Wednesday, January 10, 2024

Cry for Me, Argentina

 


Cardinal Victor Manuel Fernandez, prefect of the dicastery for the faith, is currently a subject of controversy for a book he wrote in 1998, now suppressed, recently discovered: Mystical Passion: Spirituality and Sensuality. It is being condemned by traditional Catholics as pornographic. 

The matter is complicated, because romantic or erotic love has always been used as a metaphor for divine love. You see this in Song of Solomon, in the Bible: 

“I am a wall, and my breasts are like towers. Thus I have become in his eyes like one bringing contentment.”

“I” in this case being the soul seeking union with God. God seeks an intimate relationship with each of us, a relationship comparable to that between a man and woman in love. But note how obviously this is a metaphoric, not a literal, statement: breasts=towers; “Like one.”

Saint John of the Cross uses similar imagery in “The Dark Night of the Soul”: 

“O, night that hast united
The lover with His beloved,
And changed her into her love.”

Again, obviously metaphor: night is personified; the unnamed lover represents love itself. 

And there is the entire Medieval tradition of “romance.” Even if commonly misconstrued, the love of the knight for his maiden is always a metaphor for divine love. The unfortunate result of this has been that, in the West, erotic love has been falsely given some of the numinousness of divine love in the popular imagination, resulting in an unfortunate and unhealthy preoccupation with finding a perfect mate and deriving some profound satisfaction from the sex act.

In Hinduism, the same point is made in the beautiful Krishna-Radha cycle: the soul is attracted to God as young girls are attracted to a handsome boy.

So Fernandez’s book might only have been more of this. Literal-minded critics were perhaps merely misunderstanding this longstanding metaphor. I had to read it for myself.
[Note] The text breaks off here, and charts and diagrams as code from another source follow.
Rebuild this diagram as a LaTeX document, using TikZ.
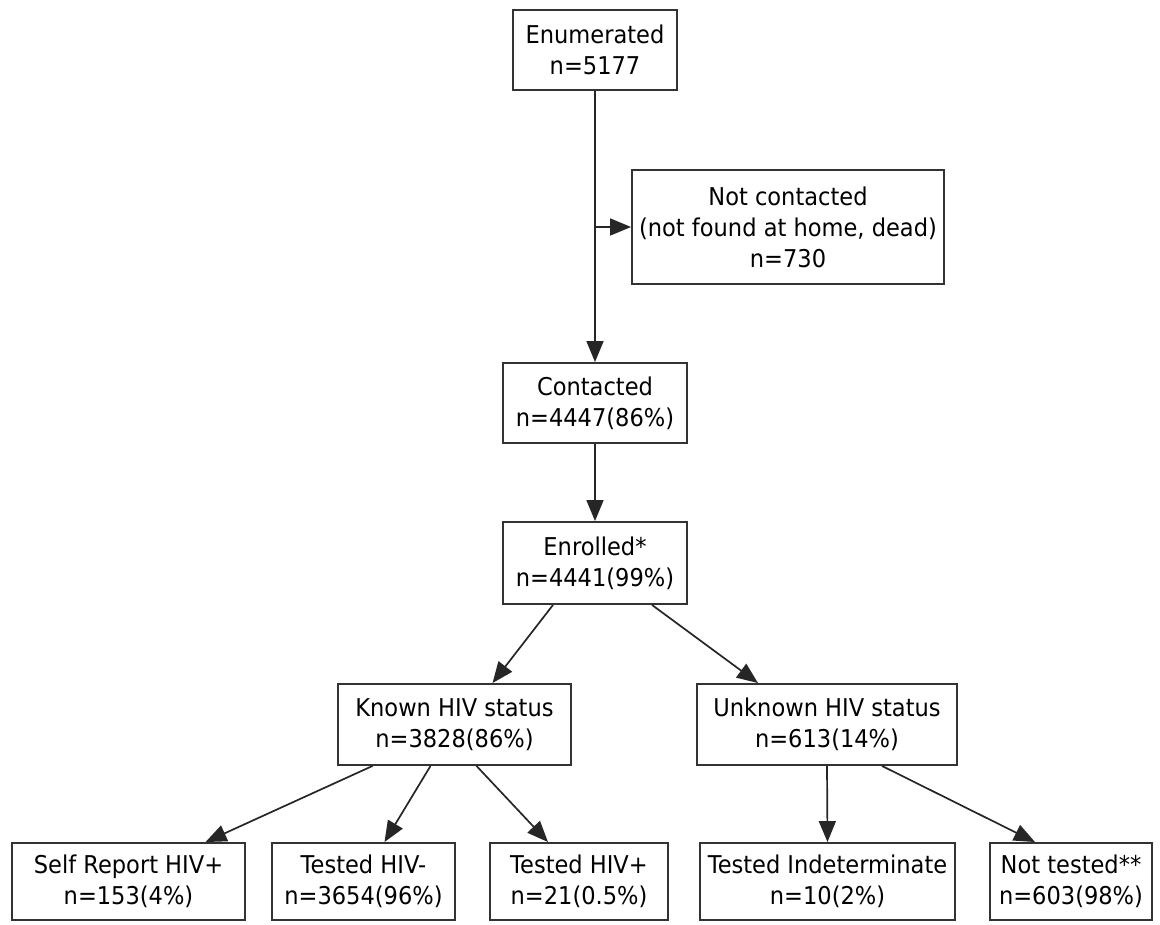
\documentclass[tikz,border=0pt]{standalone}
\usepackage{fontspec}
\setmainfont{DejaVu Sans}[FakeStretch=0.92]
\usetikzlibrary{arrows.meta,calc}
\tikzset{
  box/.style={draw=black!80, line width=1.9pt, align=center, inner sep=0pt,
    font=\fontsize{24.5}{31}\selectfont, text=black},
  conn/.style={draw=black!85, line width=1.7pt, -{Triangle[length=21pt,width=17pt]}},
}
\begin{document}
\begin{tikzpicture}[x=1pt,y=-1pt]
\useasboundingbox[fill=white] (0,0) rectangle (1160,925);
\node[box, minimum width=164pt, minimum height=80pt] (enum) at (595,50) {Enumerated\\n=5177};
\node[box, minimum width=312pt, minimum height=114pt] (nc) at (788,227) {Not contacted\\(not found at home, dead)\\n=730};
\node[box, minimum width=184pt, minimum height=80pt] (cont) at (595,403) {Contacted\\n=4447(86\%)};
\node[box, minimum width=184pt, minimum height=82pt] (enr) at (595,563) {Enrolled*\\n=4441(99\%)};
\node[box, minimum width=233pt, minimum height=81pt] (known) at (454.5,724.5) {Known HIV status\\n=3828(86\%)};
\node[box, minimum width=260pt, minimum height=81pt] (unk) at (827,724.5) {Unknown HIV status\\n=613(14\%)};
\node[box, minimum width=233pt, minimum height=77pt] (self) at (128.5,881.5) {Self Report HIV+\\n=153(4\%)};
\node[box, minimum width=183pt, minimum height=77pt] (neg) at (363.5,881.5) {Tested HIV-\\n=3654(96\%)};
\node[box, minimum width=178pt, minimum height=77pt] (pos) at (579,881.5) {Tested HIV+\\n=21(0.5\%)};
\node[box, minimum width=255pt, minimum height=77pt] (ind) at (827.5,881.5) {Tested Indeterminate\\n=10(2\%)};
\node[box, minimum width=162pt, minimum height=77pt] (nt) at (1071,881.5) {Not tested**\\n=603(98\%)};
\coordinate (br) at (enum.south |- nc.west);
\draw[conn] (enum.south) -- (cont.north);
\draw[conn] (br) -- (nc.west);
\draw[conn] (cont.south) -- (enr.north);
\draw[conn] ([xshift=-42pt]enr.south) -- ([xshift=38pt]known.north);
\draw[conn] ([xshift=57pt]enr.south) -- ([xshift=-69pt]unk.north);
\draw[conn] ([xshift=-82pt]known.south) -- ([xshift=77pt]self.north);
\draw[conn] ([xshift=-24pt]known.south) -- ([xshift=21pt]neg.north);
\draw[conn] ([xshift=22pt]known.south) -- ([xshift=-31pt]pos.north);
\draw[conn] (unk.south) -- (ind.north);
\draw[conn] ([xshift=55pt]unk.south) -- ([xshift=-36pt]nt.north);
\end{tikzpicture}
\end{document}
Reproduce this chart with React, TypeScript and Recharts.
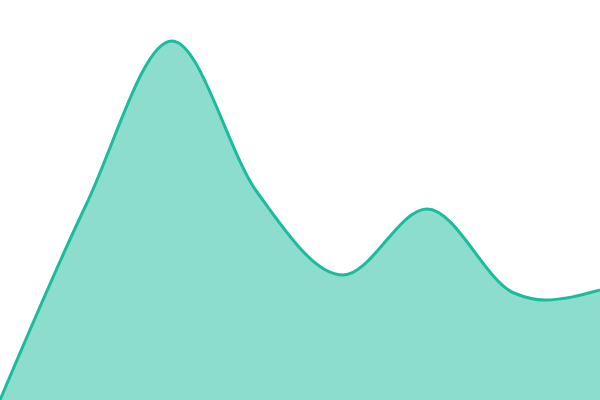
import { Area, AreaChart, XAxis, YAxis } from "recharts";

// x positions and values
const xs = [0, 86, 172, 257, 343, 427, 514, 545, 600];
const values = [0, 195, 359, 208, 125, 191, 107, 100, 110];

const data = xs.map((x, i) => ({ x, value: values[i] }));

export default function App() {
  return (
    <div style={{ width: 600, height: 400 }}>
      <style>{`body { margin: 0; }`}</style>
      <AreaChart width={600} height={400} data={data} margin={{ top: 0, right: 0, bottom: 0, left: 0 }}>
        <XAxis dataKey="x" type="number" domain={[0, 600]} hide />
        <YAxis hide domain={[0, 400]} />
        <Area
          type="monotone"
          dataKey="value"
          stroke="#1abc9c"
          strokeWidth={3}
          fill="#1abc9c"
          fillOpacity={0.5}
          dot={false}
          activeDot={false}
          isAnimationActive={false}
        />
      </AreaChart>
    </div>
  );
}
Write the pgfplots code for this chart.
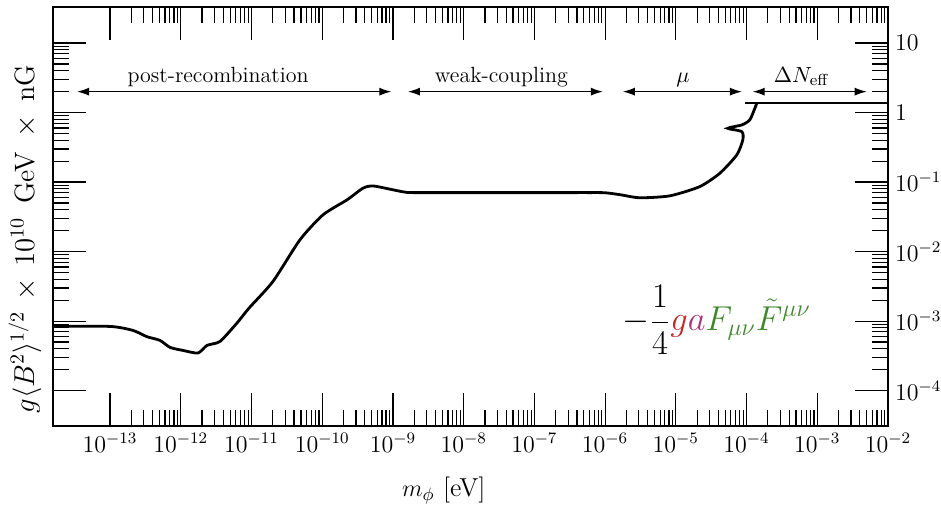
\documentclass[border=0pt]{standalone}
\usepackage{pgfplots}
\pgfplotsset{compat=1.18}
\usetikzlibrary{arrows.meta}
\definecolor{cg}{RGB}{192,42,42}
\definecolor{ca}{RGB}{165,55,125}
\definecolor{cf}{RGB}{62,135,42}
\begin{document}
\begin{tikzpicture}
\useasboundingbox (-26.5pt,-42pt) rectangle (444pt,213pt);
\begin{axis}[
  at={(0,0)}, anchor=south west,
  scale only axis, width=417.5pt, height=209.5pt,
  xmode=log, ymode=log,
  xmin=1.56e-14, xmax=1e-2, ymin=3.1e-5, ymax=33,
  xtick={1e-13,1e-12,1e-11,1e-10,1e-9,1e-8,1e-7,1e-6,1e-5,1e-4,1e-3,1e-2},
  ytick={1e-4,1e-3,1e-2,1e-1,1,10},
  yticklabels={$10^{-4}$,$10^{-3}$,$10^{-2}$,$10^{-1}$,$1$,$10$},
  tick pos=both, tick align=inside,
  yticklabel pos=right,
  major tick length=16.5pt, minor tick length=8pt,
  every tick/.style={black, line width=0.6pt},
  axis line style={line width=1pt},
  xticklabel style={font=\fontsize{11.5}{13}\selectfont},
  yticklabel style={font=\fontsize{11.5}{13}\selectfont},
  xlabel={$m_\phi$ [eV]},
  xlabel style={font=\fontsize{13}{15}\selectfont, at={(axis description cs:0.468,-0.153)}, anchor=center},
  ylabel={$g\langle B^2\rangle^{1/2}\,\times\, 10^{10}$\ \,GeV\ \,$\times$\ \,nG},
  ylabel style={font=\fontsize{14}{16}\selectfont, at={(axis description cs:-0.0335,0.446)}, anchor=center},
]
\addplot[black, line width=1.4pt, smooth, tension=0.4] coordinates {
(1.56e-14,8.39e-4) (1e-13,8.39e-4) (2.11e-13,7.35e-4) (3.33e-13,5.97e-4)
(5.09e-13,5.28e-4) (7.05e-13,4.19e-4) (1.076e-12,3.79e-4) (1.754e-12,3.48e-4)
(2.35e-12,4.48e-4) (3.59e-12,5.11e-4) (6.24e-12,9.4e-4) (9.23e-12,1.54e-3)
(2.01e-11,3.72e-3) (4.85e-11,1.48e-2) (1.026e-10,3.38e-2) (2.24e-10,5.55e-2)
(3.77e-10,8.17e-2) (5.21e-10,8.81e-2) (9.08e-10,7.91e-2) (1.58e-9,7.11e-2)
(3.33e-9,7.06e-2) (1e-8,7.06e-2) (3e-8,7.06e-2) (1e-7,7.06e-2) (3e-7,7.06e-2)
(6e-7,7.06e-2) (9.9e-7,7.03e-2) (1.61e-6,6.6e-2) (3.10e-6,5.95e-2)
(8.22e-6,6.34e-2) (2.18e-5,8.61e-2) (4.19e-5,0.134) (7.28e-5,0.246)
(8.85e-5,0.404) (8.57e-5,0.532) (5.43e-5,0.594) (8.57e-5,0.664)
(1.11e-4,0.783) (1.31e-4,1.153) (1.40e-4,1.374)
};
\addplot[black, line width=1.4pt] coordinates {(9.44e-5,1.374) (1e-2,1.374)};
\draw[{Latex[length=6pt,width=4pt]}-{Latex[length=6pt,width=4pt]}, line width=0.6pt] (axis cs:3.42e-14,2) -- (axis cs:9.5e-10,2);
\draw[{Latex[length=6pt,width=4pt]}-{Latex[length=6pt,width=4pt]}, line width=0.6pt] (axis cs:1.63e-9,2) -- (axis cs:9.3e-7,2);
\draw[{Latex[length=6pt,width=4pt]}-{Latex[length=6pt,width=4pt]}, line width=0.6pt] (axis cs:1.78e-6,2) -- (axis cs:8.6e-5,2);
\draw[{Latex[length=6pt,width=4pt]}-{Latex[length=6pt,width=4pt]}, line width=0.6pt] (axis cs:1.22e-4,2) -- (axis cs:5.0e-3,2);
\node[anchor=base, font=\fontsize{11}{13}\selectfont] at (axis cs:3.37e-12,2.75) {post-recombination};
\node[anchor=base, font=\fontsize{11}{13}\selectfont] at (axis cs:3.42e-8,2.75) {weak-coupling};
\node[anchor=base, font=\fontsize{11}{13}\selectfont] at (axis cs:1.26e-5,2.75) {$\mu$};
\node[anchor=base, font=\fontsize{11}{13}\selectfont] at (axis cs:6.04e-4,2.75) {$\Delta N_{\mathrm{eff}}$};
\node[font=\fontsize{16.5}{19}\selectfont] at (axis cs:3.8e-5,1.05e-3) {$\displaystyle -\frac{1}{4}{\color{cg}g}{\color{ca}a}{\color{cf}F_{\mu\nu}\tilde{F}^{\mu\nu}}$};
\end{axis}
\end{tikzpicture}
\end{document}
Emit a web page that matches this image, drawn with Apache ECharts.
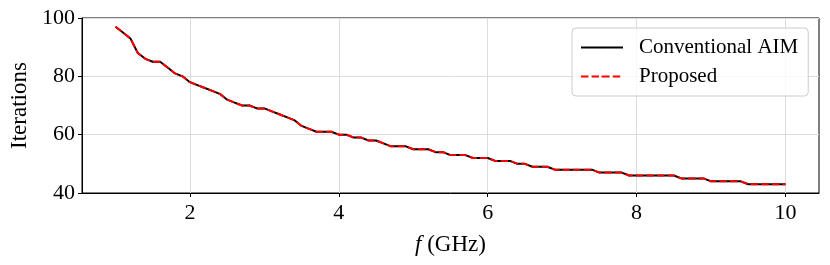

But it is not so. Granted, Fernandez and his supporters draw on this tradition, as if they are doing the same thing. But it is Fernandez who is being literal-minded. When he speaks of “love,” he means physical orgasm. He seems unaware of any other sort of love, beyond physical pleasure.

He gets specific and clinical, for example, discussing the female sex organs and how they are stimulated. And he speaks of orgasm as a sacrament: 

“If God can be present at that level of our existence, he can also be present when two human beings love each other and reach orgasm; and that orgasm, experienced in the presence of God, can also be a sublime act of worship to God. … God loves man’s happiness, therefore, it is also an act of worship to God to experience a moment of happiness.”

Nor need those two human beings be married or of opposite sexes, for this to be true: “the person [experiencing grace] can do things that are objectively sinful, without being guilty, and without losing the grace of God or the experience of his love.”

It has to be alarming that someone with such views is not only a Catholic priest, but a Bishop, a Cardinal, and actually in charge of the Holy Office, vetting the faith of the Church. It illuminates the current drive by the Vatican to approve the blessing of divorced and same sex couples.

The Vatican is no longer Catholic; or religious in any sense.